I used the term Hydro line once on Reddit and had a lot of people asking what the hell I was talking about.

[–] [email protected] 46 points 1 year ago (4 children)

Are you Canadian by any chance? It's common in Canada to call electrical utilities "hydro" whether there's water generation or not. In the states they don't do this as much. At least not in my experience.

[–] [email protected] 22 points 1 year ago (1 children)

Similarly, in the US we have “telephone poles” to carry residential power lines, even if there are no telecom wires on them.

[–] [email protected] 6 points 1 year ago (2 children)

I call them that sometimes, but mostly just "power lines."

[–] [email protected] 6 points 1 year ago (1 children)

But what do you call the actual wooden pole that holds the power lines? Like if someone hit the pole how would you describe it?
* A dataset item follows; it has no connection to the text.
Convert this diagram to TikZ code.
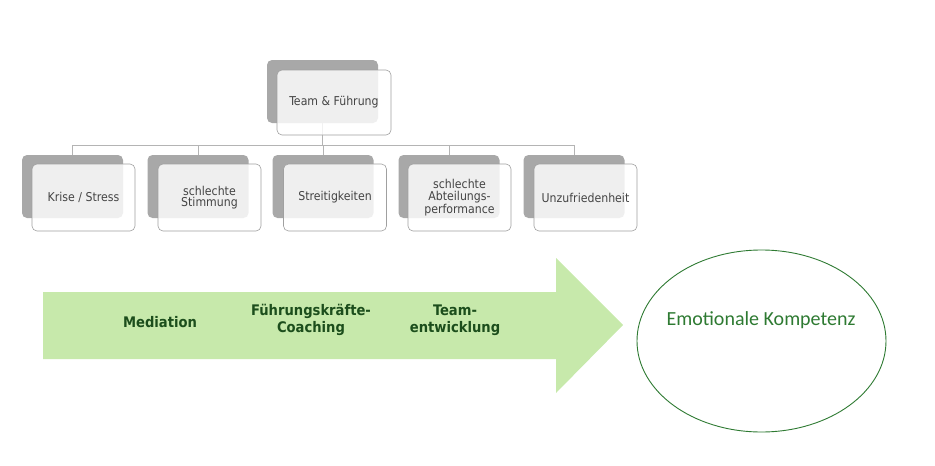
\documentclass[tikz,border=0pt]{standalone}
\usepackage{fontspec}
\usetikzlibrary{shapes.geometric}
\setmainfont{DejaVu Sans Condensed}
\newfontfamily\calib{Carlito}
\definecolor{shadowgray}{HTML}{A8A8A8}
\definecolor{boxline}{HTML}{A0A0A0}
\definecolor{linegray}{HTML}{B4B4B4}
\definecolor{boxtext}{HTML}{444444}
\definecolor{arrowgreen}{HTML}{C7E9AB}
\definecolor{darkgreen}{HTML}{1C4E1C}
\definecolor{circgreen}{HTML}{2E7A32}
\begin{document}
\begin{tikzpicture}[x=1pt,y=-1pt,
  shadowbox/.style={fill=shadowgray,rounded corners=5pt,minimum width=101pt,minimum height=63pt,inner sep=0pt},
  frontbox/.style={draw=boxline,line width=0.6pt,fill=white,fill opacity=0.82,text opacity=1,rounded corners=5pt,minimum width=103pt,minimum height=67pt,inner sep=0pt,text=boxtext,font=\fontsize{12.2}{11.5}\selectfont,align=center},
  conn/.style={draw=linegray,line width=0.8pt},
  steptext/.style={text=darkgreen,font=\fontsize{14.6}{17}\bfseries\selectfont,align=center}]
\useasboundingbox (0,0) rectangle (935,466);
% top
\node[shadowbox,minimum width=111pt,minimum height=63pt] (tsh) at (322.5,91.5) {};
% children shadows
\node[shadowbox] (s1) at (72.5,186.5) {};
\node[shadowbox] (s2) at (198,186.5) {};
\node[shadowbox] (s3) at (323,186.5) {};
\node[shadowbox] (s4) at (449,186.5) {};
\node[shadowbox] (s5) at (574,186.5) {};
% connectors
\foreach \c in {s1,s2,s3,s4,s5}{
  \draw[conn] (tsh.south) -- ++(0,22) -| (\c.north);
}
% front boxes
\node[frontbox,minimum width=114pt,minimum height=65pt] (tf) at (334,102.5) {Team \& Führung};
\node[frontbox] (f1) at (83.5,197.5) {Krise / Stress};
\node[frontbox] (f2) at (209.5,197.5) {schlechte\\Stimmung};
\node[frontbox] (f3) at (335,197.5) {Streitigkeiten};
\node[frontbox] (f4) at (459.5,197.5) {schlechte\\Abteilungs-\\performance};
\node[frontbox] (f5) at (585.5,197.5) {Unzufriedenheit};
% arrow
\fill[arrowgreen] (43,292) -- (556,292) -- (556,258) -- (623,325) -- (556,393) -- (556,359) -- (43,359) -- cycle;
\node[steptext] (m1) at (160,322) {Mediation};
\node[steptext] (m2) at (311,320) {Führungskräfte-\\Coaching};
\node[steptext] (m3) at (455,320) {Team-\\entwicklung};
% circle
\node[draw=circgreen,line width=0.9pt,ellipse,minimum width=249pt,minimum height=182pt,inner sep=0pt] (ek) at (761.5,341) {};
\node[text=circgreen,font=\calib\fontsize{20}{22}\selectfont] (ekt) at (761,320) {Emotionale Kompetenz};
\end{tikzpicture}
\end{document}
[–] [email protected] 2 points 1 year ago

Sometimes telephone pole, sometimes utility pole.

[–] [email protected] 3 points 1 year ago

Utility poles. Could carry electricity and/or telephone and/or cable tv. In some places it may be home to street lights, sirens, emergency signals, fiber optic cables & junctions/splitters, or other infrastructure.

[–] [email protected] 7 points 1 year ago* (last edited 1 year ago) (1 children)

Interesting. I haven't heard them called that, even though I'm in a state where most electricity is from hydro, And my state borders Canada.

[–] [email protected] 2 points 1 year ago (1 children)

Well hello there Washington citizen! WA is the only state in the US to get most of its electricity from hydro.

You've got a great river system up there and WA manages to put it all to great use. If the whole country had that kind of river network, perhaps we'd all be running on renewables...

[–] [email protected] 1 points 1 year ago

Ah - I didn't know we were the only ones who do. But yes, it's nice to have that. I understand we also have the largest ferry system in at least the US, although I think that's not directly related to the rivers.

[–] [email protected] 5 points 1 year ago

Right. Cause we're not looney.

[–] [email protected] 4 points 1 year ago
[–] [email protected] 11 points 1 year ago

To me "hydro line" sounds like a weird way to say "water pipe".

[–] [email protected] 6 points 1 year ago

Mostly because hydro means water. Of course that would be confusing.